- Born: Lois Ann Testa December 16, 1935 (age 90) Pawtucket, Rhode Island, United States
- Education: Rhode Island College (BEd, 1957)
- Height: 5 ft 4.5 in (163.8 cm)

= Lois Testa =

American former athlete and teacher (born 1935)

Lois Ann Testa Lynch (born December 16, 1935) is an American former athlete and teacher. She represented the United States in the shot put at the 1956 Summer Olympics.

==Biography==
Lois Ann Testa was born in Pawtucket, Rhode Island. She attended Pawtucket East High School, where she competed in swimming, basketball, and badminton. She attended Rhode Island College.

At the suggestion of Olympian Janet Moreau, Testa began training in track and field at Providence College, and joined the Red Diamond Athletic Club.
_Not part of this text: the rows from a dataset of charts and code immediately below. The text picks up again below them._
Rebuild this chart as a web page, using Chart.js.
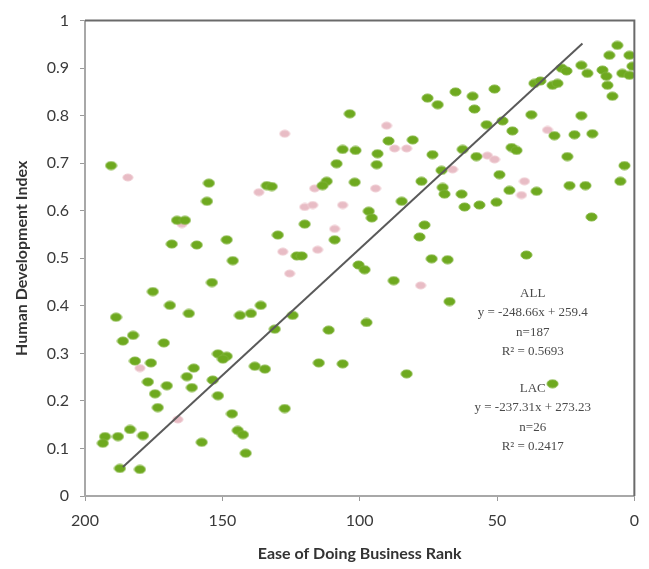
<!DOCTYPE html>
<html>
<head>
<meta charset="utf-8">
<script src="https://cdn.jsdelivr.net/npm/chart.js@4"></script>
<style>
  html, body { margin: 0; padding: 0; background: #fff; }
  #wrap { width: 649px; height: 569px; }
</style>
</head>
<body>
<div id="wrap"><canvas id="chart" width="649" height="569"></canvas></div>
<script>
// ease of doing business rank (x) and HDI (y), all countries
const allRank = [
  190.5, 154.9, 155.6, 166.5, 163.6, 168.4, 159.3, 148.4, 146.2, 153.8,
  175.3, 169.1, 162.2, 143.6, 139.6, 136.0, 188.7, 182.5, 186.2, 171.3,
  181.8, 176.0, 160.4, 162.9, 177.1, 170.2, 161.1, 174.5, 173.5, 151.6,
  148.4, 149.8, 153.5, 151.6, 146.5, 144.4, 142.5, 141.5, 157.5, 192.7,
  188.0, 193.5, 183.6, 178.9, 187.3, 180.0, 138.2, 134.5, 133.8, 130.9,
  124.4, 111.3, 97.5, 114.9, 106.2, 82.9, 127.3, 103.6, 106.2, 101.5,
  108.4, 93.5, 112.0, 113.5, 101.8, 132.0, 120.0, 129.8, 109.1, 122.9,
  121.1, 96.7, 95.6, 100.4, 98.2, 87.6, 67.3, 89.5, 80.7, 75.3,
  71.6, 65.1, 58.9, 58.2, 50.9, 73.5, 62.5, 57.5, 70.2, 77.5,
  69.8, 69.1, 62.9, 84.7, 61.8, 56.4, 50.2, 76.4, 78.2, 73.8,
  68.0, 53.8, 48.0, 44.4, 44.7, 42.9, 49.1, 45.5, 35.6, 39.3,
  37.5, 29.1, 21.8, 15.3, 24.4, 23.6, 17.8, 15.6, 3.6, 5.1,
  19.3, 36.4, 34.2, 29.8, 28.0, 26.5, 24.7, 19.3, 17.1, 11.6,
  10.2, 4.4, 1.8, 0.7, 9.8, 8.0, 9.1, 1.8, 6.2, 29.8,
  93.8
];
const allHdi = [
  0.695, 0.658, 0.620, 0.580, 0.580, 0.530, 0.528, 0.539, 0.495, 0.449,
  0.430, 0.401, 0.384, 0.380, 0.384, 0.401, 0.376, 0.338, 0.326, 0.322,
  0.284, 0.280, 0.269, 0.251, 0.240, 0.232, 0.228, 0.215, 0.186, 0.299,
  0.294, 0.288, 0.244, 0.211, 0.173, 0.138, 0.129, 0.090, 0.113, 0.125,
  0.125, 0.111, 0.140, 0.127, 0.058, 0.056, 0.273, 0.267, 0.653, 0.351,
  0.380, 0.349, 0.365, 0.280, 0.278, 0.257, 0.184, 0.804, 0.729, 0.727,
  0.699, 0.720, 0.662, 0.653, 0.660, 0.651, 0.572, 0.549, 0.539, 0.505,
  0.505, 0.599, 0.585, 0.486, 0.476, 0.453, 0.409, 0.747, 0.749, 0.837,
  0.823, 0.850, 0.841, 0.814, 0.856, 0.718, 0.729, 0.714, 0.685, 0.662,
  0.649, 0.635, 0.635, 0.620, 0.608, 0.612, 0.618, 0.570, 0.545, 0.499,
  0.497, 0.781, 0.789, 0.768, 0.733, 0.727, 0.676, 0.643, 0.641, 0.507,
  0.802, 0.758, 0.760, 0.762, 0.714, 0.653, 0.653, 0.587, 0.695, 0.662,
  0.800, 0.868, 0.873, 0.864, 0.868, 0.900, 0.894, 0.906, 0.889, 0.896,
  0.883, 0.889, 0.885, 0.904, 0.864, 0.841, 0.927, 0.927, 0.948, 0.236,
  0.697
];

// Latin America & Caribbean
const lacRank = [
  184.4, 164.7, 136.7, 127.3, 90.2, 87.3, 82.9, 66.2, 116.4, 94.2,
  120.0, 117.1, 106.2, 109.1, 128.0, 115.3, 125.5, 77.8, 180.0, 166.2,
  31.6, 53.5, 50.9, 40.0, 41.1
];
const lacHdi = [
  0.670, 0.572, 0.639, 0.762, 0.779, 0.731, 0.731, 0.687, 0.647, 0.647,
  0.608, 0.612, 0.612, 0.562, 0.514, 0.518, 0.468, 0.443, 0.269, 0.161,
  0.770, 0.716, 0.708, 0.662, 0.633
];

// trend line ends as drawn
const trendRank = [186.2, 18.9];
const trendHdi = [0.061, 0.952];

const xTicks = [200, 150, 100, 50, 0];

const notes = [
  ['ALL', 'y = -248.66x + 259.4', 'n=187', 'R² = 0.5693'],
  ['LAC', 'y = -237.31x + 273.23', 'n=26', 'R² = 0.2417']
];

const toPoints = (xs, ys) => xs.map((x, i) => ({ x: x, y: ys[i] }));

// ellipse-shaped marker like the spreadsheet dots
const makeDot = (w, h, fill, edge) => {
  const c = document.createElement('canvas');
  c.width = w + 2;
  c.height = h + 2;
  const g = c.getContext('2d');
  g.beginPath();
  g.ellipse(c.width / 2, c.height / 2, w / 2, h / 2, 0, 0, Math.PI * 2);
  g.fillStyle = fill;
  g.fill();
  g.lineWidth = 1;
  g.strokeStyle = edge;
  g.stroke();
  return c;
};

const greenDot = makeDot(11, 8, '#6ea91f', '#7fb33a');
const pinkDot = makeDot(10, 7, '#e8bcc5', '#efccd2');

const framePlugin = {
  id: 'frame',
  afterDatasetsDraw(chart) {
    const { ctx, chartArea } = chart;
    ctx.save();
    ctx.lineWidth = 2;
    ctx.strokeStyle = '#6a6a6a';
    ctx.beginPath();
    ctx.moveTo(chartArea.left, chartArea.top);
    ctx.lineTo(chartArea.right, chartArea.top);
    ctx.lineTo(chartArea.right, chartArea.bottom);
    ctx.stroke();
    ctx.restore();
  }
};

const notesPlugin = {
  id: 'notes',
  afterDatasetsDraw(chart) {
    const { ctx, scales } = chart;
    const cx = scales.x.getPixelForValue(37);
    const starts = [scales.y.getPixelForValue(0.426), scales.y.getPixelForValue(0.226)];
    ctx.save();
    ctx.font = '13px "Liberation Serif", "DejaVu Serif", serif';
    ctx.fillStyle = '#4a4a4a';
    ctx.textAlign = 'center';
    ctx.textBaseline = 'middle';
    notes.forEach((block, b) => {
      block.forEach((line, i) => {
        ctx.fillText(line, cx, starts[b] + i * 19.5);
      });
    });
    ctx.restore();
  }
};

const ctx = document.getElementById('chart').getContext('2d');

new Chart(ctx, {
  type: 'scatter',
  data: {
    datasets: [
      {
        type: 'line',
        label: 'Trend',
        data: toPoints(trendRank, trendHdi),
        borderColor: '#5a5a5a',
        borderWidth: 2,
        pointRadius: 0,
        fill: false
      },
      {
        label: 'ALL',
        data: toPoints(allRank, allHdi),
        pointStyle: greenDot,
        pointRadius: 5
      },
      {
        label: 'LAC',
        data: toPoints(lacRank, lacHdi),
        pointStyle: pinkDot,
        pointRadius: 5
      }
    ]
  },
  options: {
    responsive: false,
    animation: false,
    layout: { padding: { top: 17, right: 13, left: 0, bottom: 0 } },
    plugins: {
      legend: { display: false },
      tooltip: { enabled: false }
    },
    scales: {
      x: {
        type: 'linear',
        reverse: true,
        min: 0,
        max: 200,
        afterBuildTicks: (scale) => {
          scale.ticks = xTicks.map((v) => ({ value: v }));
        },
        afterFit: (scale) => { scale.height = 73; },
        ticks: {
          padding: 10,
          color: '#3a3a3a',
          font: { family: 'Lato', size: 16 }
        },
        grid: { drawOnChartArea: false, drawTicks: true, tickLength: 5, color: '#9a9a9a' },
        border: { display: true, color: '#a8a8a8', width: 2 },
        title: {
          display: true,
          text: 'Ease of Doing Business Rank',
          color: '#333',
          font: { family: 'Lato', size: 16, weight: 'bold' },
          padding: { top: 0, bottom: 6 }
        }
      },
      y: {
        min: 0,
        max: 1,
        ticks: {
          stepSize: 0.1,
          padding: 11,
          color: '#3a3a3a',
          font: { family: 'Lato', size: 16 },
          callback: (v) => String(Number(v.toFixed(1)))
        },
        afterFit: (scale) => { scale.width = 85; },
        grid: { drawOnChartArea: false, drawTicks: true, tickLength: 5, color: '#9a9a9a' },
        border: { display: true, color: '#a8a8a8', width: 2 },
        title: {
          display: true,
          text: 'Human Development Index',
          color: '#333',
          font: { family: 'Lato', size: 16, weight: 'bold' },
          padding: { top: 12, bottom: 0 }
        }
      }
    }
  },
  plugins: [framePlugin, notesPlugin]
});
</script>
</body>
</html>
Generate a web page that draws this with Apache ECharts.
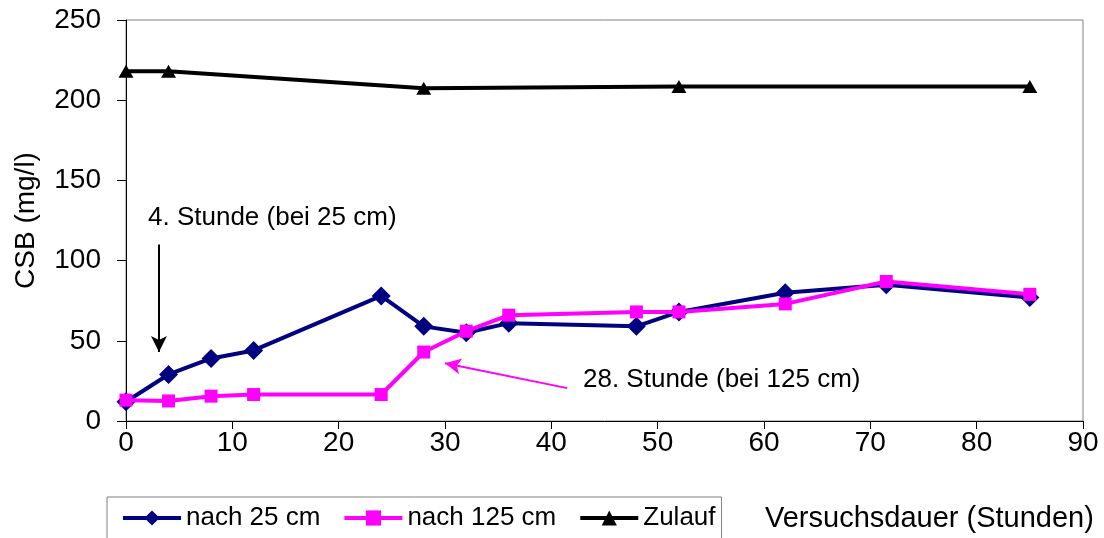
<!DOCTYPE html>
<html>
<head>
<meta charset="utf-8">
<script src="https://cdn.jsdelivr.net/npm/echarts@6/dist/echarts.min.js"></script>
<style>
  html, body { margin: 0; padding: 0; background: #fff; }
  #chart { width: 1104px; height: 538px; }
</style>
</head>
<body>
<div id="chart"></div>
<script>
// Sampling times (hours) and COD readings (mg/l)
const hoursDepth = [0, 4, 8, 12, 24, 28, 32, 36, 48, 52, 62, 71.5, 85];
const nach25cm   = [12, 29, 39, 44, 78, 59, 55, 61, 59, 68, 80, 85, 77];
const nach125cm  = [13, 12.5, 15.5, 16.5, 16.5, 43, 56, 66, 68, 68, 73, 87, 79];

const hoursInflow = [0, 4, 28, 52, 85];
const zulauf      = [218, 218, 207.5, 208.5, 208.5];

const xTicks = [0, 10, 20, 30, 40, 50, 60, 70, 80, 90];
const yTicks = [0, 50, 100, 150, 200, 250];

// Annotation arrows, in data units: [start, end]
const arrow25  = [[3.1, 110], [3.1, 43]];
const arrow125 = [[41.5, 20.5], [30, 36]];

const FONT = '"Liberation Sans", Arial, sans-serif';

const pairs = (xs, ys) => xs.map((x, i) => [x, ys[i]]);

const chart = echarts.init(document.getElementById('chart'));

chart.setOption({
  animation: false,
  backgroundColor: '#ffffff',
  textStyle: { fontFamily: FONT },
  grid: {
    left: 126, right: 21, top: 20, bottom: 117,
    show: true, borderColor: '#808080', borderWidth: 1
  },
  xAxis: {
    type: 'value',
    min: xTicks[0], max: xTicks[xTicks.length - 1], interval: 10,
    axisLine: { show: true, onZero: false, lineStyle: { color: '#000', width: 1 } },
    axisTick: { show: true, inside: false, length: 8, lineStyle: { color: '#000' } },
    splitLine: { show: false },
    axisLabel: { color: '#000', fontSize: 28, fontFamily: FONT, margin: 8 }
  },
  yAxis: {
    type: 'value',
    min: yTicks[0], max: yTicks[yTicks.length - 1], interval: 50,
    name: 'CSB (mg/l)',
    nameLocation: 'middle',
    nameGap: 86,
    nameRotate: 90,
    nameTextStyle: { color: '#000', fontSize: 28, fontFamily: FONT },
    axisLine: { show: true, onZero: false, lineStyle: { color: '#000', width: 1 } },
    axisTick: { show: true, inside: false, length: 9, lineStyle: { color: '#000' } },
    splitLine: { show: false },
    axisLabel: { color: '#000', fontSize: 28, fontFamily: FONT, margin: 25 }
  },
  legend: {
    left: 107, top: 497,
    orient: 'horizontal',
    itemWidth: 58, itemHeight: 19, itemGap: 22,
    padding: [8, 6, 12, 14],
    borderColor: '#808080', borderWidth: 1, borderRadius: 0,
    lineStyle: { width: 4 },
    textStyle: { color: '#000', fontSize: 26, fontFamily: FONT },
    data: ['nach 25 cm', 'nach 125 cm', 'Zulauf']
  },
  series: [
    {
      name: 'nach 25 cm',
      type: 'line',
      data: pairs(hoursDepth, nach25cm),
      symbol: 'diamond', symbolSize: [19, 19],
      lineStyle: { color: '#000080', width: 4 },
      itemStyle: { color: '#000080' },
      z: 3
    },
    {
      name: 'nach 125 cm',
      type: 'line',
      data: pairs(hoursDepth, nach125cm),
      symbol: 'rect', symbolSize: 13,
      lineStyle: { color: '#ff00ff', width: 4 },
      itemStyle: { color: '#ff00ff' },
      z: 4,
      markLine: {
        silent: true,
        symbol: ['none', 'arrow'],
        symbolSize: [12, 16],
        label: { show: false },
        lineStyle: { color: '#ff00ff', width: 2, type: 'solid' },
        data: [[{ coord: arrow125[0] }, { coord: arrow125[1] }]]
      }
    },
    {
      name: 'Zulauf',
      type: 'line',
      data: pairs(hoursInflow, zulauf),
      symbol: 'triangle', symbolSize: [15, 13],
      lineStyle: { color: '#000000', width: 4 },
      itemStyle: { color: '#000000' },
      z: 2,
      markLine: {
        silent: true,
        symbol: ['none', 'arrow'],
        symbolSize: [12, 16],
        label: { show: false },
        lineStyle: { color: '#000000', width: 2, type: 'solid' },
        data: [[{ coord: arrow25[0] }, { coord: arrow25[1] }]]
      }
    }
  ],
  graphic: [
    {
      type: 'text', left: 148, top: 205,
      style: { text: '4. Stunde (bei 25 cm)', fill: '#000', font: '26px ' + FONT }
    },
    {
      type: 'text', left: 583, top: 367,
      style: { text: '28. Stunde (bei 125 cm)', fill: '#000', font: '26px ' + FONT }
    },
    {
      type: 'text', left: 765, top: 504,
      style: { text: 'Versuchsdauer (Stunden)', fill: '#000', font: '29px ' + FONT }
    }
  ]
});
</script>
</body>
</html>
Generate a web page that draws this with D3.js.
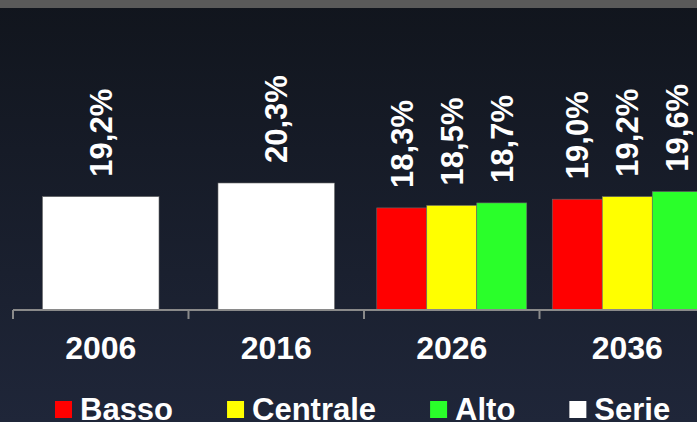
<!DOCTYPE html>
<html>
<head>
<meta charset="utf-8">
<script src="https://cdn.jsdelivr.net/npm/d3@7"></script>
<style>
  body { margin: 0; overflow: hidden; }
  svg { display: block; }
</style>
</head>
<body>
<svg id="chart"></svg>
<script>
var width = 697,
    height = 422;

// data
var years = ["2006", "2016", "2026", "2036"];
var serie = [19.2, 20.3, null, null];
var basso = [null, null, 18.3, 19.0];
var centrale = [null, null, 18.5, 19.2];
var alto = [null, null, 18.7, 19.6];
var seriesNames = ["Basso", "Centrale", "Alto", "Serie"];
var seriesColors = ["#ff0000", "#ffff00", "#2aff2a", "#ffffff"];

var svg = d3.select("svg#chart")
    .attr("width", width)
    .attr("height", height)
    .style("font-family", "'Liberation Sans', Arial, sans-serif");

var defs = svg.append("defs");
var grad = defs.append("linearGradient")
    .attr("id", "bg").attr("x1", 0).attr("y1", 0).attr("x2", 0).attr("y2", 1);
grad.append("stop").attr("offset", "0%").attr("stop-color", "#11151d");
grad.append("stop").attr("offset", "100%").attr("stop-color", "#1f2639");

svg.append("rect").attr("width", width).attr("height", height).attr("fill", "url(#bg)");
svg.append("rect").attr("width", width).attr("height", 8).attr("fill", "#5a5a5a");

var baseY = 310;

var x = d3.scaleBand()
    .domain(years)
    .range([13, 13 + 175.5 * 4])
    .paddingInner(0)
    .paddingOuter(0);

var y = d3.scaleLinear()
    .domain([10.1, 20.3])
    .range([baseY, 183]);

// bars
var bars = [];
years.forEach(function(yr, i) {
    if (serie[i] != null) {
        bars.push({ year: yr, value: serie[i], color: seriesColors[3], w: 116.5, n: 1, k: 0 });
    } else {
        [basso[i], centrale[i], alto[i]].forEach(function(v, k) {
            bars.push({ year: yr, value: v, color: seriesColors[k], n: 3, k: k, w: 50 });
        });
    }
});

function barX(d) {
    var c = x(d.year) + x.bandwidth() / 2;
    return c - d.n * d.w / 2 + d.k * d.w;
}

var g = svg.selectAll("g.bar")
    .data(bars)
    .enter()
    .append("g")
    .attr("class", "bar");

g.append("rect")
    .attr("x", barX)
    .attr("y", function(d) { return y(d.value); })
    .attr("width", function(d) { return d.w; })
    .attr("height", function(d) { return baseY - y(d.value); })
    .attr("fill", function(d) { return d.color; })
    .attr("stroke", "#6a6a6a")
    .attr("stroke-width", 0.6);

g.append("text")
    .attr("transform", function(d) {
        return "translate(" + (barX(d) + d.w / 2) + "," + (y(d.value) - 20) + ") rotate(-90)";
    })
    .attr("dy", "0.35em")
    .attr("fill", "#ffffff")
    .style("font-size", "31px")
    .style("font-weight", "bold")
    .text(function(d) { return d.value.toFixed(1).replace(".", ",") + "%"; });

// axis
var axis = d3.axisBottom(x).tickSize(0).tickPadding(0);
var ax = svg.append("g").attr("transform", "translate(0," + baseY + ")").call(axis);
ax.select(".domain").remove();
ax.append("line")
    .attr("x1", 13).attr("x2", width + 20)
    .attr("stroke", "#8a8a8a").attr("stroke-width", 2);
ax.selectAll(".tickmark")
    .data(years)
    .enter()
    .append("line")
    .attr("x1", function(d) { return x(d); })
    .attr("x2", function(d) { return x(d); })
    .attr("y1", 0).attr("y2", 9)
    .attr("stroke", "#8a8a8a").attr("stroke-width", 2);
ax.selectAll(".tick text")
    .attr("y", 49)
    .attr("dy", 0)
    .attr("fill", "#ffffff")
    .style("font-size", "32px")
    .style("font-weight", "bold")
    .style("font-family", "'Liberation Sans', Arial, sans-serif");

// legend
var legend = svg.append("g");
var lx = 55;
seriesNames.forEach(function(name, i) {
    legend.append("rect")
        .attr("x", lx).attr("y", 401)
        .attr("width", 17).attr("height", 17)
        .attr("fill", seriesColors[i]);
    var t = legend.append("text")
        .attr("x", lx + 25).attr("y", 420)
        .attr("fill", "#ffffff")
        .style("font-size", "31px")
        .style("font-weight", "bold")
        .text(name);
    lx = lx + 25 + t.node().getComputedTextLength() + 54;
});
</script>
</body>
</html>
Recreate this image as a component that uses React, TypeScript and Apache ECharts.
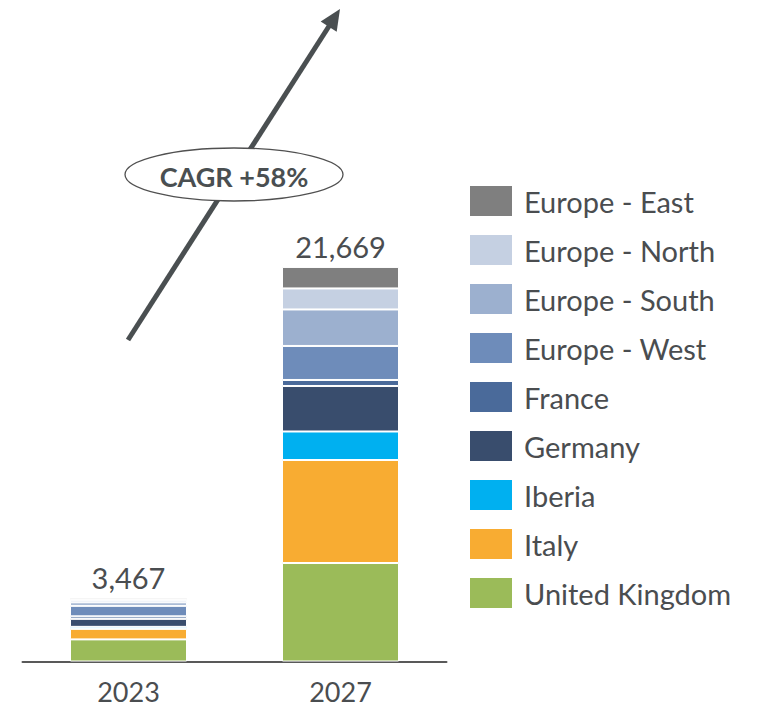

She won an Amateur Athletic Union (AAU) title in the 1954 outdoor shot put, where she set an AAU record of 42 feet 7 inches. She also won the 1955–1956 AAU title for indoor shot put.

In the 1956 United States Olympic Trials, Testa finished second in the shot put, achieving her personal best distance of 45 feet 6 3/4 inches. She also finished fourth in the discus throw, with a distance of 129 feet 3 inches.

Competing in the shot put at the 1956 Summer Olympics in Melbourne, Testa qualified for the finals and finished 14th.

Lois Testa graduated from Rhode Island College in 1957 with a bachelor's degree in elementary education. She worked as a teacher in Massachusetts, Connecticut, and Florida.

She was inducted into the Rhode Island Heritage Hall of Fame in 1968. In 2000, she was inducted into the Rhode Island College Athletic Hall of Fame.